By the time Rory Molleda finished university in 2013, he had already completed two internships with two different organisations. But he didn’t just stop there.

After graduating with a degree in sports management, he got an operations internship with his dream company: professional soccer club DC United, in Washington, DC, where he spent three months before taking his first full-time job elsewhere. But half a year later, when the team coordinator position became available with DC United, Molleda was one of the first to get a call to apply. He got the job.

Finding internship opportunities within the company you'd like to work for can… get your foot in the door

According to Accenture Strategy’s 2016 college graduate study, 43% of 2014-15 university graduates who had internships said it led to a job.

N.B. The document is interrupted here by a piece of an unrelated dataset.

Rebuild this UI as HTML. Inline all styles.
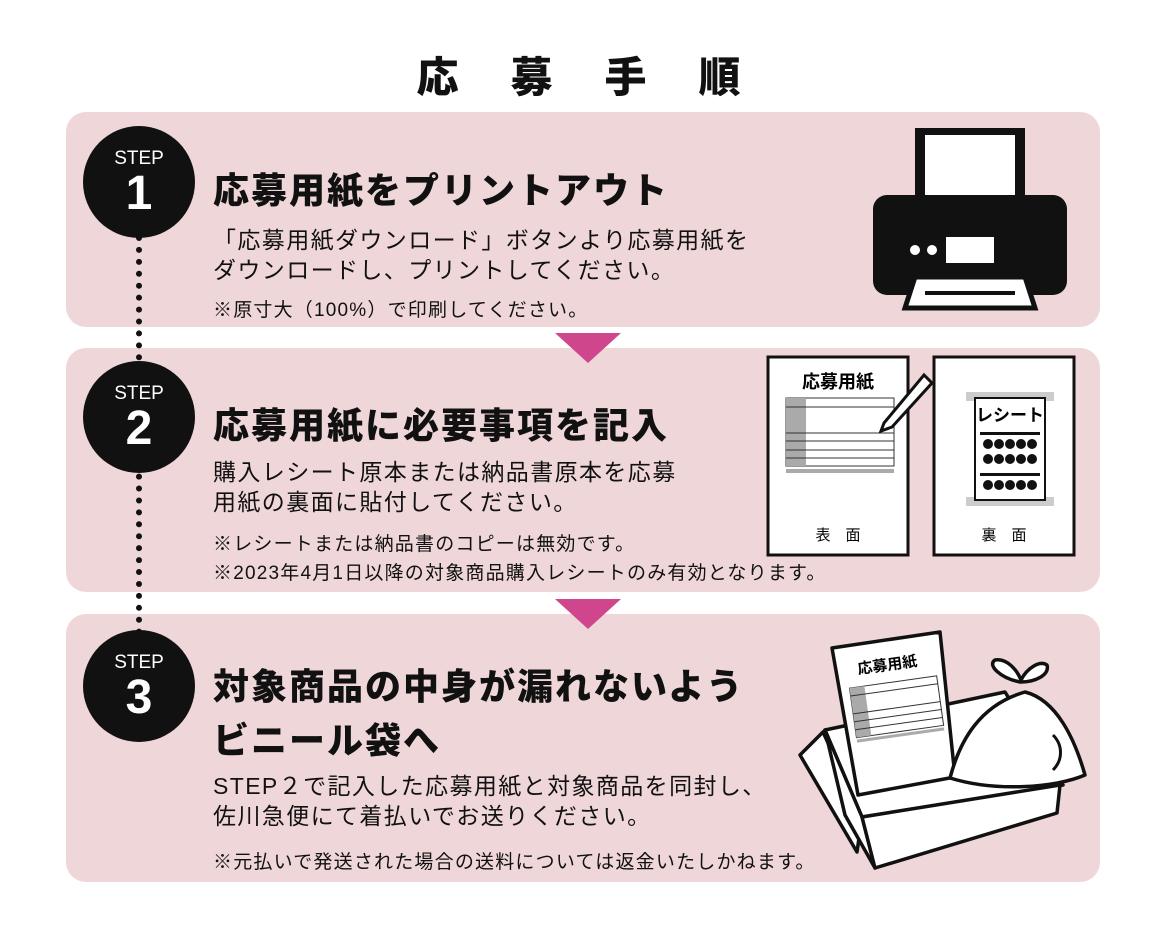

 “Finding internship opportunities within the company you'd like to work for can be an effective way to get your foot in the door,” says Southern California-based Matt Stewart, co-founder of College Works Painting, which provides business experience for college students. “Now, more than ever before, employers are looking to hire applicants who have demonstrated real-world experience in their field.”

And the majority of students are interning at some point during their studies. Sixty-one percent of 2016 US college graduates participated in an internship or apprenticeship while in school, according to Accenture Strategy’s 2016 college graduate study.

But in some cases the internships themselves have become quite competitive — whether they are paid or unpaid. Getting one requires a little extra effort and know-how.

More than 'who you know'

While there are a fortunate few who might be able to sail into a sought-after internship through family connections, the rest of us have more legwork to do. It can seem daunting, but the first step is to set a goal and know what experience you hope to gain.

“The secret to landing a great internship is knowing what you want out of your internship and searching for the right opportunity,” says Washington, DC-based Heather Huhman, founder and president of Come Recommended, a public relations consultancy for job search and human resources technology companies.

 The more specific you can be, the better

Assess your needs first, advises Huhman. “Think about the type of experience you hope to gain from an internship and what you have to offer…  Think about the types of opportunities that would be a good match for your skills and personality.”

Also, consider how your interests could link to a particular field. Consider your coursework and activities at university and what’s meant the most to you. “Maybe there’s a cause that speaks to you, or something in your background that draws you to a specific field,” says New York-based career advisor Allison Cheston. “The more specific you can be, the better.” If possible, ask family and friends to help you connect with people they know in these fields to learn more about the work.

Next, you’ll want to target employers. “Focus on employers you’d genuinely like to work for and research their company,” says Huhman. “This will help you find great contacts within the company and write an outstanding application.”

Network again and again

You’ve heard it before, but now you’ve got to act. Connect with people you’d like to learn from on professional networking sites like LinkedIn and Xing and participating in Twitter chats, suggests Huhman. But don’t just sign up and then let your profile sit idle. “Join groups and get recommendations from former employers. Connect with everyone you know and everyone your parents know,” says Cheston. Cheston suggests paying for a premium account, if you can afford it, which will allow you to directly contact people you don’t know without a referral.

Attend networking events. “[They] are a great opportunity for you to meet professionals in person and have a chance to talk about your internship search,” Huhman says.

The cover letter

“Most people – of all experience levels – write really bad cover letters,” says Cheston. “Avoid saying things like, ‘I feel confident I can make a valuable contribution to your organisation’—when you don’t actually have any idea whether that’s the case and chances are, since you’re just starting out, you can’t.”

Instead, think about three skills you can offer and use bullet points separated from the main paragraphs for ease of reading. “If you can write one that focuses on what you can do for an organisation, instead of what it can do for you, you will automatically stand out,” she says.

Like no other interview

Just because you land an interview doesn’t mean you have landed the position. Treat the interview like one for a full-time, permanent job. In other words, prepare by researching the employer.

Prepare questions for the interviewer

“Make sure you read the company’s website, check out their blog, and follow the company on social media. It’s also a good idea to read up on their most recent events and accomplishments,” says Huhman.

And prepare questions for the interviewer. “These questions will show the interviewer you dedicated time to preparing for the [internship] interview and that you’re seriously interested in the position,” she says.

Made all the difference

For Molleda, the three internships he completed proved the difference between having the necessary experience and being any other new college graduate.

“I always had the attitude, as an intern and still now as a full time team staff member, that I needed to do everything possible to succeed and do anything necessary for the club/team,” he says. “As an intern, that meant coming in early, staying later to help different departments, and volunteering for as many different opportunities as possible.”